The two main problems with this approach is it is not rotation-invariant and it ...

wickedchicken · on June 3, 2011

As a followup (and this is rather unrelated to the original post), you can combine a feature detector with a statistical clustering algorithm to automatically identify the generic visual properties of objects in an unsupervised manner. One of the first papers attempting this is http://citeseerx.ist.psu.edu/viewdoc/download?doi=10.1.1.72.... but many have followed it. From what I understand these still simply check for the existence of features in an image instead of their spatial relationship ('a picture of a cat has two ears, a tail, and a blob for a body' versus 'a picture of a cat has two ears positioned on the end of a blob with a tail on the other end of the blob'). Nevertheless, they represent the current state-of-the-art in automatic object classification and recognition algorithms.

sigil · on June 3, 2011

I went to a talk by Yann LeCun [1] a few months back, "Learning Feature Hierarchies for Vision." The current state of the art in this field is mind-blowing to an outsider. The final demo was a program that he trained in a matter of seconds to recognize and distinguish faces of various random audience members, in real time, from different viewing angles.

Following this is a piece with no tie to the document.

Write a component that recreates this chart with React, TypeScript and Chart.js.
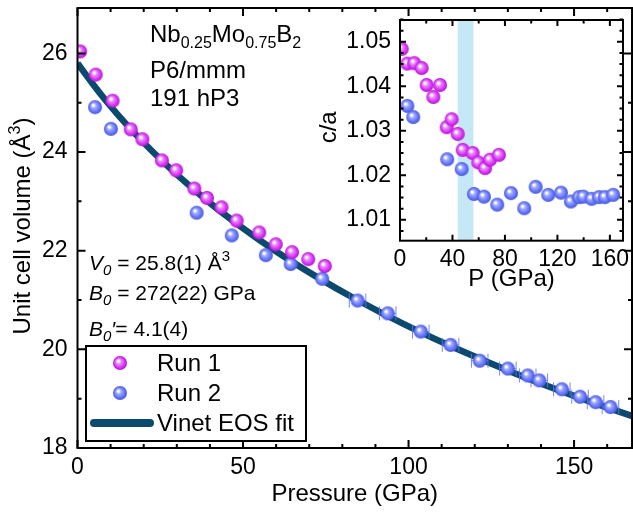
import React, { useEffect, useRef } from "react";
import { Chart, registerables } from "chart.js";

Chart.register(...registerables);

// ---------- Data ----------
const run1P = [0.8, 5.5, 10.6, 16.1, 19.6, 25.5, 29.8, 35.3, 39.1, 43.5, 48.1, 54.9, 59.9, 64.8, 69.7, 74.7];
const run1V = [26.04, 25.57, 25.04, 24.46, 24.26, 23.83, 23.63, 23.26, 23.07, 22.88, 22.61, 22.37, 22.13, 21.97, 21.83, 21.69];

const run2P = [5.3, 10.1, 36.0, 46.6, 56.9, 64.4, 73.9, 84.6, 93.7, 103.7, 112.7, 121.5, 130.0, 136.0, 139.5, 146.3, 151.8, 156.5, 161.0];
const run2V = [24.91, 24.47, 22.77, 22.31, 21.91, 21.73, 21.43, 20.99, 20.73, 20.36, 20.09, 19.77, 19.61, 19.47, 19.37, 19.19, 19.04, 18.93, 18.83];
const run2PErr = [0, 0, 0, 0, 0, 0, 0, 2.5, 2.5, 2.5, 2.5, 2.5, 2.5, 2.5, 2.5, 2.5, 2.5, 2.5, 2.5];

const fitP = [0, 4.4, 9.1, 15.6, 22.8, 30.7, 39.4, 49.1, 59.7, 71.5, 84.5, 98.9, 114.9, 132.6, 152.3, 169.6];
const fitV = [25.8, 25.4, 25.0, 24.5, 24.0, 23.5, 23.0, 22.5, 22.0, 21.5, 21.0, 20.5, 20.0, 19.5, 19.0, 18.6];

const mainXTicks = [0, 50, 100, 150];
const mainYTicks = [18, 20, 22, 24, 26];

const inset1P = [1.3, 5.6, 10.9, 16.5, 20.3, 25.4, 30.5, 35.6, 39.4, 44.0, 47.8, 55.4, 59.7, 64.8, 68.6, 75.4];
const inset1CA = [1.0484, 1.0451, 1.0452, 1.0441, 1.0403, 1.0376, 1.0403, 1.0308, 1.0326, 1.0293, 1.0257, 1.0250, 1.0229, 1.0216, 1.0235, 1.0246];
const inset2P = [5.6, 10.1, 36.0, 47.0, 56.4, 64.0, 74.1, 84.6, 94.7, 103.4, 113.0, 122.7, 130.3, 136.6, 139.7, 146.1, 151.8, 156.2, 162.5];
const inset2CA = [1.0356, 1.0331, 1.0236, 1.0214, 1.0158, 1.0152, 1.0134, 1.0160, 1.0126, 1.0174, 1.0156, 1.0161, 1.0141, 1.0151, 1.0152, 1.0147, 1.0151, 1.0151, 1.0156];
const insetXTicks = [0, 40, 80, 120, 160];
const insetYTicks = [1.01, 1.02, 1.03, 1.04, 1.05];
const insetBand = [44, 56];

const FONT = "'Liberation Sans', Arial, sans-serif";
const FIT_COLOR = "#0b4a6e";
const BALL_R = 7;

type Part = { t: string; s: number; dy?: number; i?: boolean };

function drawRich(ctx: CanvasRenderingContext2D, x: number, y: number, parts: Part[]) {
  let cx = x;
  ctx.textAlign = "left";
  ctx.textBaseline = "alphabetic";
  for (const p of parts) {
    ctx.font = `${p.i ? "italic " : ""}${p.s}px ${FONT}`;
    ctx.fillText(p.t, cx, y + (p.dy || 0));
    cx += ctx.measureText(p.t).width;
  }
  return cx - x;
}

function makeBall(r: number, light: string, base: string, dark: string) {
  const s = Math.ceil(r * 2) + 2;
  const c = document.createElement("canvas");
  c.width = s;
  c.height = s;
  const ctx = c.getContext("2d")!;
  const cx = s / 2, cy = s / 2;
  const g = ctx.createRadialGradient(cx - r * 0.3, cy - r * 0.33, 0, cx, cy, r);
  g.addColorStop(0, "#ffffff");
  g.addColorStop(0.14, "#ffffff");
  g.addColorStop(0.36, light);
  g.addColorStop(0.78, base);
  g.addColorStop(1, dark);
  ctx.beginPath();
  ctx.arc(cx, cy, r, 0, Math.PI * 2);
  ctx.fillStyle = g;
  ctx.fill();
  return c;
}

function drawTicks(
  ctx: CanvasRenderingContext2D,
  chart: any,
  xs: { v: number; major: boolean }[],
  ys: { v: number; major: boolean }[],
  maj: number,
  min: number
) {
  const a = chart.chartArea;
  const sx = chart.scales.x, sy = chart.scales.y;
  ctx.save();
  ctx.strokeStyle = "#000";
  ctx.lineWidth = 2;
  ctx.beginPath();
  for (const t of xs) {
    const px = sx.getPixelForValue(t.v);
    if (px < a.left - 0.5 || px > a.right + 0.5) continue;
    const L = t.major ? maj : min;
    ctx.moveTo(px, a.bottom);
    ctx.lineTo(px, a.bottom - L);
    ctx.moveTo(px, a.top);
    ctx.lineTo(px, a.top + L);
  }
  for (const t of ys) {
    const py = sy.getPixelForValue(t.v);
    if (py < a.top - 0.5 || py > a.bottom + 0.5) continue;
    const L = t.major ? maj : min;
    ctx.moveTo(a.left, py);
    ctx.lineTo(a.left + L, py);
    ctx.moveTo(a.right, py);
    ctx.lineTo(a.right - L, py);
  }
  ctx.stroke();
  ctx.strokeRect(a.left, a.top, a.right - a.left, a.bottom - a.top);
  ctx.restore();
}

export default function App() {
  const mainRef = useRef<HTMLCanvasElement>(null);
  const insetRef = useRef<HTMLCanvasElement>(null);

  useEffect(() => {
    const ballM = makeBall(BALL_R, "#e98cfb", "#d52cf2", "#b016d0");
    const ballB = makeBall(BALL_R, "#a0aaff", "#6070f7", "#4858dc");

    const mainX: { v: number; major: boolean }[] = [];
    for (let v = 0; v <= 170; v += 10) mainX.push({ v, major: v % 50 === 0 });
    const mainY: { v: number; major: boolean }[] = [];
    for (let v = 18; v <= 27; v += 1) mainY.push({ v, major: v % 2 === 0 });

    const mainPlugin = {
      id: "mainDeco",
      beforeDatasetDraw(chart: any, args: any) {
        if (args.index !== 1) return;
        const ctx = chart.ctx;
        const sx = chart.scales.x, sy = chart.scales.y;
        ctx.save();
        ctx.strokeStyle = "rgba(95,115,250,0.85)";
        ctx.lineWidth = 1;
        ctx.beginPath();
        run2P.forEach((p, i) => {
          const e = run2PErr[i];
          if (!e) return;
          const py = sy.getPixelForValue(run2V[i]);
          const x1 = sx.getPixelForValue(p - e), x2 = sx.getPixelForValue(p + e);
          ctx.moveTo(x1, py); ctx.lineTo(x2, py);
          ctx.moveTo(x1, py - 7); ctx.lineTo(x1, py + 7);
          ctx.moveTo(x2, py - 7); ctx.lineTo(x2, py + 7);
        });
        ctx.stroke();
        ctx.restore();
      },
      afterDraw(chart: any) {
        const ctx: CanvasRenderingContext2D = chart.ctx;
        const a = chart.chartArea;
        drawTicks(ctx, chart, mainX, mainY, 8, 4);
        ctx.save();
        ctx.fillStyle = "#000";
        ctx.font = `24px ${FONT}`;
        ctx.textAlign = "center";
        ctx.textBaseline = "alphabetic";
        ctx.fillText("Pressure (GPa)", (a.left + a.right) / 2, 501);
        ctx.save();
        ctx.translate(30, (a.top + a.bottom) / 2 - 2);
        ctx.rotate(-Math.PI / 2);
        const partsY: Part[] = [
          { t: "Unit cell volume (Å", s: 24 },
          { t: "3", s: 16, dy: -10 },
          { t: ")", s: 24 },
        ];
        let w = 0;
        for (const p of partsY) { ctx.font = `${p.s}px ${FONT}`; w += ctx.measureText(p.t).width; }
        drawRich(ctx, -w / 2, 0, partsY);
        ctx.restore();

        drawRich(ctx, 150, 42, [
          { t: "Nb", s: 24 }, { t: "0.25", s: 16, dy: 6 },
          { t: "Mo", s: 24 }, { t: "0.75", s: 16, dy: 6 },
          { t: "B", s: 24 }, { t: "2", s: 16, dy: 6 },
        ]);
        drawRich(ctx, 150, 78, [{ t: "P6/mmm", s: 24 }]);
        drawRich(ctx, 150, 106, [{ t: "191 hP3", s: 24 }]);

        drawRich(ctx, 89, 270, [
          { t: "V", s: 21, i: true }, { t: "0", s: 15, dy: 5, i: true },
          { t: " = 25.8(1) Å", s: 21 }, { t: "3", s: 15, dy: -9 },
        ]);
        drawRich(ctx, 89, 300, [
          { t: "B", s: 21, i: true }, { t: "0", s: 15, dy: 5, i: true },
          { t: " = 272(22) GPa", s: 21 },
        ]);
        drawRich(ctx, 89, 336, [
          { t: "B", s: 21, i: true }, { t: "0", s: 15, dy: 5, i: true },
          { t: "\u2032", s: 21, i: true }, { t: "= 4.1(4)", s: 21 },
        ]);

        ctx.fillStyle = "#fff";
        ctx.fillRect(86, 346, 220, 95);
        ctx.strokeStyle = "#000";
        ctx.lineWidth = 2;
        ctx.strokeRect(86, 346, 220, 95);
        ctx.drawImage(ballM, 120 - ballM.width / 2, 363 - ballM.height / 2);
        ctx.drawImage(ballB, 120 - ballB.width / 2, 393 - ballB.height / 2);
        ctx.strokeStyle = FIT_COLOR;
        ctx.lineWidth = 8;
        ctx.lineCap = "round";
        ctx.beginPath();
        ctx.moveTo(94, 423);
        ctx.lineTo(150, 423);
        ctx.stroke();
        ctx.fillStyle = "#000";
        drawRich(ctx, 157, 371, [{ t: "Run 1", s: 24 }]);
        drawRich(ctx, 157, 401, [{ t: "Run 2", s: 24 }]);
        drawRich(ctx, 157, 431, [{ t: "Vinet EOS fit", s: 24 }]);
        ctx.restore();
      },
    };

    const main = new Chart(mainRef.current!, {
      type: "scatter",
      data: {
        datasets: [
          {
            label: "Run 1",
            data: run1P.map((p, i) => ({ x: p, y: run1V[i] })),
            pointStyle: ballM as any,
            pointRadius: BALL_R,
            order: 0,
          },
          {
            label: "Run 2",
            data: run2P.map((p, i) => ({ x: p, y: run2V[i] })),
            pointStyle: ballB as any,
            pointRadius: BALL_R,
            order: 1,
          },
          {
            label: "Vinet EOS fit",
            type: "line",
            data: fitP.map((p, i) => ({ x: p, y: fitV[i] })),
            borderColor: FIT_COLOR,
            borderWidth: 6.5,
            pointRadius: 0,
            fill: false,
            cubicInterpolationMode: "monotone",
            order: 2,
          } as any,
        ],
      },
      options: {
        animation: false,
        responsive: false,
        devicePixelRatio: 1,
        layout: { padding: { left: 0, top: 2, right: 5, bottom: 0 } },
        plugins: { legend: { display: false }, tooltip: { enabled: false } },
        scales: {
          x: {
            type: "linear",
            min: 0,
            max: 167.5,
            grid: { display: false, drawTicks: false },
            border: { display: false },
            afterBuildTicks: (s: any) => { s.ticks = mainXTicks.map((v) => ({ value: v })); },
            ticks: {
              color: "#000",
              font: { family: FONT, size: 23 },
              padding: 6,
              maxRotation: 0,
              autoSkip: false,
              callback: (v: any) => String(v),
            },
            afterFit: (s: any) => { s.height = 66; s.paddingLeft = 0; s.paddingRight = 0; },
          },
          y: {
            type: "linear",
            min: 18,
            max: 26.92,
            grid: { display: false, drawTicks: false },
            border: { display: false },
            afterBuildTicks: (s: any) => { s.ticks = mainYTicks.map((v) => ({ value: v })); },
            ticks: {
              color: "#000",
              font: { family: FONT, size: 23 },
              padding: 10,
              autoSkip: false,
              callback: (v: any) => String(v),
            },
            afterFit: (s: any) => { s.width = 77.5; s.paddingTop = 0; s.paddingBottom = 0; },
          },
        },
      } as any,
      plugins: [mainPlugin],
    });

    const inX: { v: number; major: boolean }[] = [];
    for (let v = 0; v <= 170; v += 20) inX.push({ v, major: v % 40 === 0 });
    const inY: { v: number; major: boolean }[] = [];
    for (let k = 0; k <= 24; k++) {
      const v = 1.0 + k * 0.0025;
      inY.push({ v, major: k % 4 === 0 });
    }

    const insetPlugin = {
      id: "insetDeco",
      beforeDatasetsDraw(chart: any) {
        const ctx = chart.ctx;
        const a = chart.chartArea;
        const sx = chart.scales.x;
        const x1 = sx.getPixelForValue(insetBand[0]);
        const x2 = sx.getPixelForValue(insetBand[1]);
        ctx.save();
        ctx.fillStyle = "#c6e7f5";
        ctx.fillRect(x1, a.top, x2 - x1, a.bottom - a.top);
        ctx.restore();
      },
      afterDraw(chart: any) {
        const ctx: CanvasRenderingContext2D = chart.ctx;
        const a = chart.chartArea;
        drawTicks(ctx, chart, inX, inY, 6, 3.5);
        ctx.save();
        ctx.fillStyle = "#000";
        ctx.font = `24px ${FONT}`;
        ctx.textAlign = "center";
        ctx.textBaseline = "alphabetic";
        ctx.fillText("P (GPa)", (a.left + a.right) / 2, 286);
        ctx.translate(336, (a.top + a.bottom) / 2 - 3);
        ctx.rotate(-Math.PI / 2);
        ctx.fillText("c/a", 0, 0);
        ctx.restore();
      },
    };

    const inset = new Chart(insetRef.current!, {
      type: "scatter",
      data: {
        datasets: [
          {
            label: "Run 1",
            data: inset1P.map((p, i) => ({ x: p, y: inset1CA[i] })),
            pointStyle: ballM as any,
            pointRadius: BALL_R,
            order: 0,
          },
          {
            label: "Run 2",
            data: inset2P.map((p, i) => ({ x: p, y: inset2CA[i] })),
            pointStyle: ballB as any,
            pointRadius: BALL_R,
            order: 1,
          },
        ],
      },
      options: {
        animation: false,
        responsive: false,
        devicePixelRatio: 1,
        layout: { padding: { left: 340, top: 20, right: 17, bottom: 213.3 } },
        plugins: { legend: { display: false }, tooltip: { enabled: false } },
        scales: {
          x: {
            type: "linear",
            min: 0,
            max: 170,
            grid: { display: false, drawTicks: false },
            border: { display: false },
            afterBuildTicks: (s: any) => { s.ticks = insetXTicks.map((v) => ({ value: v })); },
            ticks: {
              color: "#000",
              font: { family: FONT, size: 23 },
              padding: 5,
              maxRotation: 0,
              autoSkip: false,
              callback: (v: any) => String(v),
            },
            afterFit: (s: any) => { s.height = 60; s.paddingLeft = 0; s.paddingRight = 0; },
          },
          y: {
            type: "linear",
            min: 1.0053,
            max: 1.0549,
            grid: { display: false, drawTicks: false },
            border: { display: false },
            afterBuildTicks: (s: any) => { s.ticks = insetYTicks.map((v) => ({ value: v })); },
            ticks: {
              color: "#000",
              font: { family: FONT, size: 23 },
              padding: 9,
              autoSkip: false,
              callback: (v: any) => Number(v).toFixed(2),
            },
            afterFit: (s: any) => { s.width = 60; s.paddingTop = 0; s.paddingBottom = 0; },
          },
        },
      } as any,
      plugins: [insetPlugin],
    });

    return () => {
      main.destroy();
      inset.destroy();
    };
  }, []);

  return (
    <div
      style={{
        position: "absolute",
        left: 0,
        top: 0,
        width: 633,
        height: 514,
        overflow: "hidden",
        background: "#fff",
      }}
    >
      <canvas
        ref={mainRef}
        width={640}
        height={514}
        style={{ position: "absolute", left: 0, top: 0, width: 640, height: 514 }}
      />
      <canvas
        ref={insetRef}
        width={640}
        height={514}
        style={{ position: "absolute", left: 0, top: 0, width: 640, height: 514 }}
      />
    </div>
  );
}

[1] http://yann.lecun.com/

_delirium · on June 3, 2011

Is any of that software available?

sigil · on June 3, 2011

Some of the libraries are [1]. Probably not the whole kit and caboodle. Interestingly, there was a focus on special purpose hardware that made convolutional network learning possible in realtime. One of the other demos was an autonomous driving robot that learned to recognize obstacles in video. Again, just mind-blowing.

[1] http://www.cs.nyu.edu/~yann/software/index.html

brudgers · on June 3, 2011

How serious a problem is non-rotational invariance given the purposes for which Tineye may be using perceptual hashing?

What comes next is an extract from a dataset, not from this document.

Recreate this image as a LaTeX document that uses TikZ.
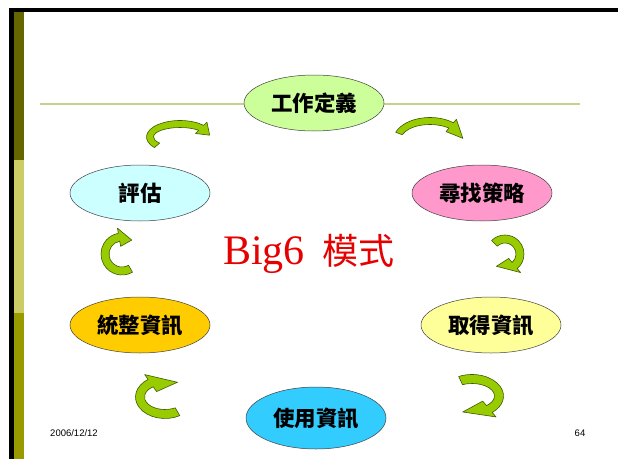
\documentclass[tikz,border=0pt]{standalone}
\usepackage{fontspec}
\usepackage{tikz}
\usetikzlibrary{shapes.geometric,positioning}
\setmainfont{Liberation Serif}
\newfontfamily\cjk{Noto Sans CJK TC}
\newfontfamily\foot{Liberation Sans}
\definecolor{barblack}{RGB}{0,0,0}
\definecolor{bardark}{RGB}{102,102,0}
\definecolor{barlight}{RGB}{204,204,102}
\definecolor{barolive}{RGB}{153,153,0}
\definecolor{rulegreen}{RGB}{200,208,140}
\definecolor{turnfill}{RGB}{153,204,0}
\definecolor{turnline}{RGB}{60,90,0}
\definecolor{bigred}{RGB}{230,0,0}
% center x, center y, x radius, y radius, start, end, tip, half band
\newcommand{\turnarrow}[8]{%
  \begin{scope}[shift={(#1,#2)}]
    \filldraw[turn] ({(#3+#8)*cos(#5)},{(#4+#8)*sin(#5)})
      arc[start angle=#5, end angle=#6, x radius=#3+#8, y radius=#4+#8]
      -- ({(#3+2.3*#8)*cos(#6)},{(#4+2.3*#8)*sin(#6)})
      -- ({#3*cos(#7)},{#4*sin(#7)})
      -- ({(#3-2.3*#8)*cos(#6)},{(#4-2.3*#8)*sin(#6)})
      -- ({(#3-#8)*cos(#6)},{(#4-#8)*sin(#6)})
      arc[start angle=#6, end angle=#5, x radius=#3-#8, y radius=#4-#8]
      -- cycle;
  \end{scope}}
\begin{document}
\begin{tikzpicture}[x=1pt,y=1pt]
\tikzstyle{stage}=[ellipse, draw=black!75, line width=0.5pt, minimum width=140pt, minimum height=56pt, inner sep=0pt, font=\cjk\bfseries\fontsize{21.5}{22}\selectfont]
\tikzstyle{turn}=[fill=turnfill, draw=turnline, line width=0.6pt, line join=round]
\useasboundingbox (0,0) rectangle (618,459);
\fill[white] (0,0) rectangle (618,459);
\fill[barblack] (10,447) rectangle (618,451);
\fill[barblack] (9,0) rectangle (14,451);
\fill[bardark] (14,299) rectangle (24,447);
\fill[barlight] (14,146) rectangle (24,299);
\fill[barolive] (14,0) rectangle (24,146);
\coordinate (ruleL) at (40,355);
\coordinate (ruleR) at (580,355);
\draw[rulegreen, line width=1.5pt] (ruleL) -- (ruleR);
\node[stage, fill={rgb,255:red,204;green,255;blue,153}] (define) at (314,356) {工作定義};
\node[stage, fill={rgb,255:red,255;green,153;blue,204}] (strategy) at (482,266) {尋找策略};
\node[stage, fill={rgb,255:red,255;green,255;blue,153}] (access) at (491,134) {取得資訊};
\node[stage, fill={rgb,255:red,51;green,204;blue,255}, minimum height=62pt] (use) at (316,41) {使用資訊};
\node[stage, fill={rgb,255:red,255;green,204;blue,0}] (synthesis) at (140,134) {統整資訊};
\node[stage, fill={rgb,255:red,204;green,255;blue,255}] (evaluate) at (140,266) {評估};
\node[text=bigred, inner sep=0pt] (title) at (309,205)
  {\fontsize{42}{42}\selectfont Big6\hspace{18pt}{\cjk\fontsize{36}{36}\selectfont 模式}};
\turnarrow{180}{322}{30}{13}{220}{45}{8}{3.5}
\turnarrow{430}{319}{33}{19}{160}{50}{5}{3.5}
\turnarrow{505}{205}{15}{15}{135}{-50}{-125}{4}
\turnarrow{472}{63}{27}{17}{115}{-50}{-110}{4.5}
\turnarrow{165}{62}{25}{17}{-60}{-235}{-300}{4.5}
\turnarrow{122}{205}{17}{17}{-60}{-260}{-305}{4}
\node[font=\foot\fontsize{9.5}{10}\selectfont, inner sep=0pt] (date) at (74,26) {2006/12/12};
\node[font=\foot\fontsize{9.5}{10}\selectfont, inner sep=0pt] (page) at (580,26) {64};
\end{tikzpicture}
\end{document}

In Tineye's data set, wouldn't rotational issues tend to be edge cases since the vast majority of images on the web are already properly oriented? And given that most of the edge cases are likely to involve 90, 180 or 270 degrees of rotation, the additional computational requirements to cover those would appear to be significantly less than required for true non-translational calculation - i.e. wouldn't rotating the low frequency image 90 degrees and generating a second hash + creating reverse order hashes of the original and second hash work?

It seems to me that for applications such as cryptography where the costs of false positives are high, a SIFT algorithm makes sense. But for a free consumer oriented search tool, might it be considered overkill?

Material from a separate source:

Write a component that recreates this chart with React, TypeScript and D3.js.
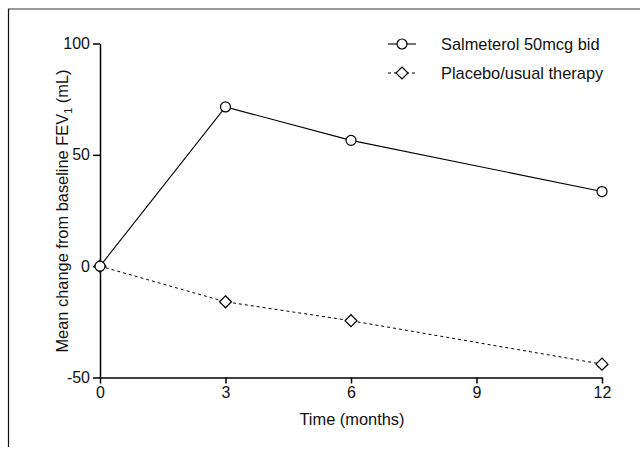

Link to SIFT: http://en.wikipedia.org/wiki/Scale-invariant_feature_transfo...

wickedchicken · on June 3, 2011

The difference is that you're throwing ad-hoc enhancements on top of an underlying framework which can't be modified beyond its basic principle. Yes, if you are looking for exact or simply scaled duplicates on other websites, a vector search for downsampled images would work ok. However, SIFT/SURF has a much more principled approach that can can be extended to handle more cases "when you need it." It's the difference between hand-writing HTML and using a template engine. On one scale, of course it makes sense to just copy and paste some HTML. But as things get hairier over time, you have to switch to something more powerful.

brudgers · on June 4, 2011

>approach that can can be extended to handle more cases "when you need it."

I guess my take on TinEye is that cases "when you need it" may be cases outside their target current market segment. Getting people to use their service is probably more important than using a sophisticated algorithm.